Liu Anpai

Personal information
- Traditional Chinese: 劉安排
- Simplified Chinese: 刘安排

Standard Mandarin
- Hanyu Pinyin: Liú Ānpái
- Wade–Giles: Liu An-p'ai

Yue: Cantonese
- Jyutping: Lau4 On1 Paai4
- Nationality: Chinese
- Born: 12 February 1966 (age 59) Wafangdian, Dalian, China

Sport
- Sport: Judo

= Liu Anpai =

Chinese judoka

Liu Anpai (刘安排 (劉安排); born 12 February 1966) is a Chinese judoka. He competed in the men's half-heavyweight event at the 1988 Summer Olympics. Over the course of his sports career, Liu won 11 judo national championships.

==Biography==
Liu was born in Wafangdian, Dalian, in 1966. He studied at Wafangdian Longwangmiao Primary School (瓦房店龙王庙小学) and Wafangdian No. 11 Middle School (瓦房店第11中学). Liu was passionate about playing basketball and volleyball during his middle school years. The basketball program at Fuxian Amateur Sports School (复县业余体校) chose him. After enrolling at the school in 1982, he switched to judo and began training under his first judo coach, Chen Shengfu (陈生福). Liu competed in the Liaoning Provincial Judo Championships (辽宁省柔道锦标赛) in 1983, where he placed first in the 86 kg division. He was chosen for the Liaoning Provincial Judo Team (辽宁柔道队) that year.

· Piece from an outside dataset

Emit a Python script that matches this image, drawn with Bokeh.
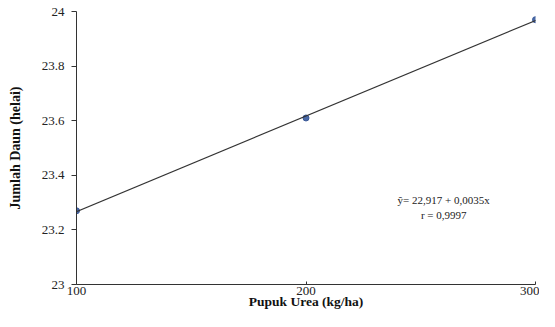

In 1984 and 1985, Liu competed at the National Youth Judo Championships (全国青年柔道锦标赛), where he placed first in both the 95 kg and openweight divisions. At the inaugural National Youth Games (全国青运会柔道比赛) held in 1985, he received first place in the openweight class. He won first place in the 95 kg weight class at both the National Judo Championships (全国柔道冠军赛) in 1986 and the National Games (全运会柔道比赛) in 1987. Liu received the title "Liaoning Provincial New Long March Commando" (获辽宁省新长征突击手) in 1987. He placed 18th in the men's half-heavyweight event at the 1988 Summer Olympics and was one of five male judo athletes representing China.

Over the course of his sports career, Liu won 11 judo national championships. He lived in the Rixin subdistrict of Xigan in Dalian in 2008.